SaaS quality platforms introduce similar considerations. They often provide strong workflow capabilities but may have opinionated APIs, webhook models, and tenant-specific constraints. Integration teams should evaluate not only functional fit but also interoperability maturity: event support, bulk processing options, audit logging, identity federation, and support for enterprise observability systems.
- Prioritize canonical models for lots, inspections, suppliers, and nonconformance events
- Use asynchronous patterns for high-volume plant updates and synchronous APIs for controlled transactional confirmations
- Design for vendor release changes with contract testing and version governance
- Implement end-to-end traceability across ERP, QMS, MES, and analytics platforms
- Establish retry, dead-letter, and exception-handling patterns for quality-critical workflows
Operational visibility, resilience, and enterprise scalability
Manufacturing integration leaders increasingly need more than successful message delivery. They need connected operational intelligence.
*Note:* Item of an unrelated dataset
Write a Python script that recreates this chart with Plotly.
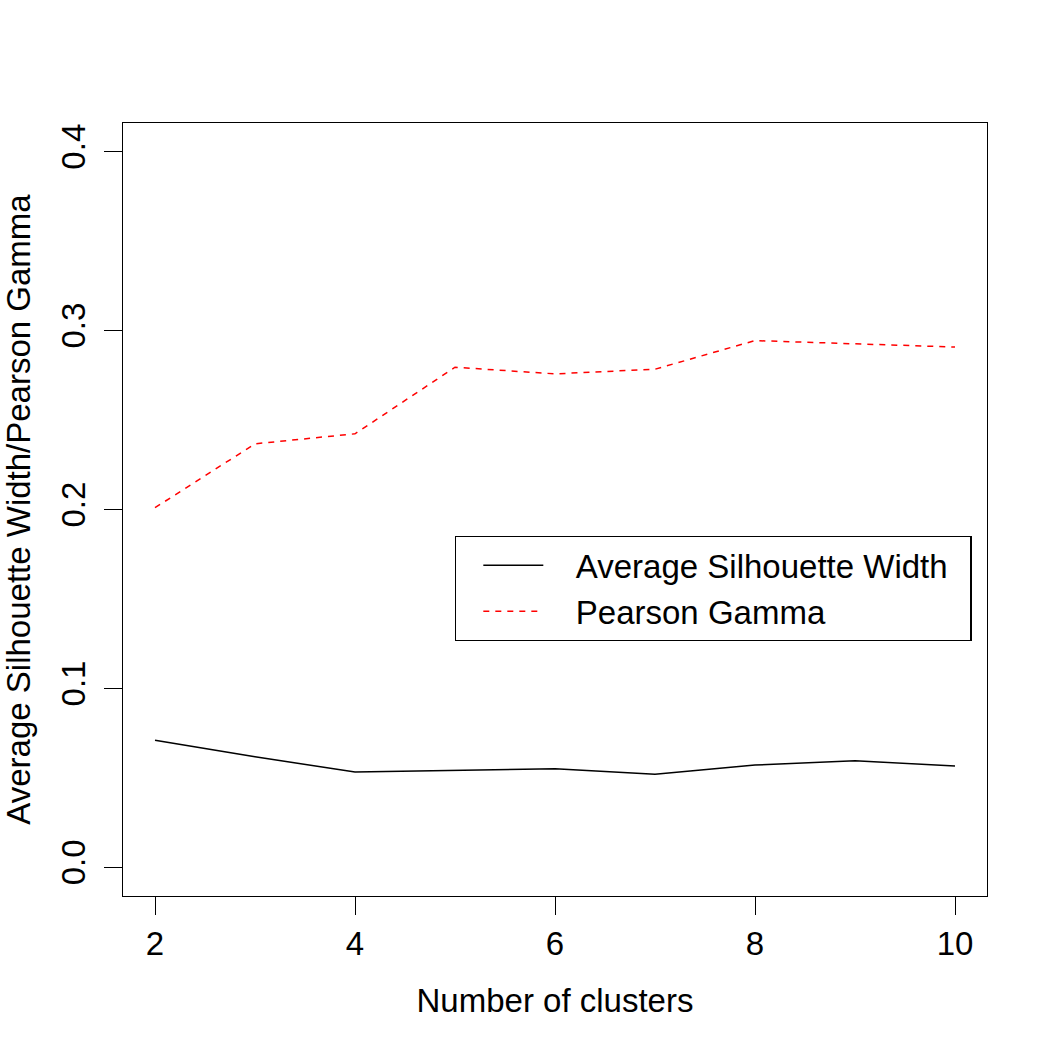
import plotly.graph_objects as go

clusters = [2, 3, 4, 5, 6, 7, 8, 9, 10]
avg_silhouette = [0.0711, 0.0618, 0.0533, 0.0540, 0.0551, 0.0521, 0.0572, 0.0596, 0.0566]
pearson_gamma = [0.2010, 0.2367, 0.2423, 0.2795, 0.2758, 0.2784, 0.2944, 0.2925, 0.2908]
x_ticks = [2, 4, 6, 8, 10]
y_ticks = [0.0, 0.1, 0.2, 0.3, 0.4]
y_tick_labels = ["0.0", "0.1", "0.2", "0.3", "0.4"]
series_names = ["Average Silhouette Width", "Pearson Gamma"]

FONT = "Liberation Sans, Arial, Helvetica, sans-serif"
FS = 33
PAD = "\u00a0" * 3

fig = go.Figure()
fig.add_trace(go.Scatter(
    x=clusters, y=avg_silhouette, mode="lines", name=PAD + series_names[0],
    line=dict(color="black", width=1.5),
))
fig.add_trace(go.Scatter(
    x=clusters, y=pearson_gamma, mode="lines", name=PAD + series_names[1],
    line=dict(color="red", width=1.5, dash="6px,6px"),
))

axis_common = dict(
    showline=True, linecolor="black", linewidth=1.3, mirror=True,
    ticks="outside", ticklen=18, tickwidth=1.3, tickcolor="black",
    showgrid=False, zeroline=False, automargin=False,
    tickfont=dict(family=FONT, size=FS, color="black"),
)

fig.update_layout(
    width=1050, height=1050,
    margin=dict(l=123, r=63, t=123, b=154, autoexpand=False),
    plot_bgcolor="white", paper_bgcolor="white",
    font=dict(family=FONT, size=FS, color="black"),
    xaxis=dict(
        range=[1.68, 10.32], tickvals=x_ticks, ticktext=[str(v) for v in x_ticks],
        title=dict(text="Number of clusters", font=dict(family=FONT, size=FS), standoff=28),
        **axis_common,
    ),
    yaxis=dict(
        range=[-0.016, 0.416], tickvals=y_ticks, ticktext=y_tick_labels, tickangle=-90,
        ticklabelstandoff=6,
        title=dict(text="Average Silhouette Width/Pearson Gamma", font=dict(family=FONT, size=FS), standoff=22),
        **axis_common,
    ),
    legend=dict(
        x=0.384, y=0.4657, xanchor="left", yanchor="top",
        orientation="h", entrywidth=417, entrywidthmode="pixels",
        bordercolor="black", borderwidth=1.3, bgcolor="white",
        font=dict(family=FONT, size=FS, color="black"),
        title=dict(text="\u00a0\u00a0", font=dict(size=22), side="left"),
        itemwidth=60, tracegroupgap=0,
    ),
    showlegend=True,
)

fig.write_html("out.html")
That means knowing whether a supplier block event reached ERP, whether a quality hold prevented shipment release, how long inspection-to-disposition workflows take by plant, and where synchronization failures are creating business risk.
Enterprise observability should therefore include technical telemetry and business process telemetry. Technical metrics cover API latency, queue depth, failure rates, and retry behavior. Business metrics cover hold-to-release cycle time, defect-driven inventory exposure, supplier corrective action aging, and the financial impact of delayed synchronization. Together, these create operational visibility systems that support both IT governance and manufacturing leadership decisions.
Scalability also requires architectural discipline. A design that works for one plant may fail across twenty facilities if mappings are hard-coded, event taxonomies are inconsistent, or governance is weak. Standardized integration patterns, reusable canonical services, and platform engineering support are essential for scaling connected enterprise systems globally.
Executive recommendations for manufacturing connectivity strategy
First, treat ERP and quality integration as a business capability program, not an interface backlog. The value lies in synchronized operations, traceability, and decision speed. Second, define clear system ownership for master data, quality workflows, and transactional updates before building integrations. Third, invest in API governance and middleware modernization early, because unmanaged connectivity debt compounds quickly in multi-plant environments.
Fourth, align cloud ERP modernization with interoperability architecture. Migration programs that postpone integration redesign often recreate legacy fragmentation in a new platform. Fifth, fund observability and resilience as core requirements, especially where quality events affect inventory, compliance, or customer commitments. Finally, use phased deployment: start with high-value workflows such as nonconformance-to-inventory hold, supplier quality escalation, and inspection release synchronization, then expand into analytics, customer traceability, and cross-enterprise orchestration.
For manufacturers, the strategic outcome is not simply better data exchange. It is a connected enterprise systems model where ERP, QMS, SaaS applications, and plant operations act as coordinated components of a resilient operational platform. That is the foundation for faster containment, stronger compliance, lower manual effort, and more scalable manufacturing modernization.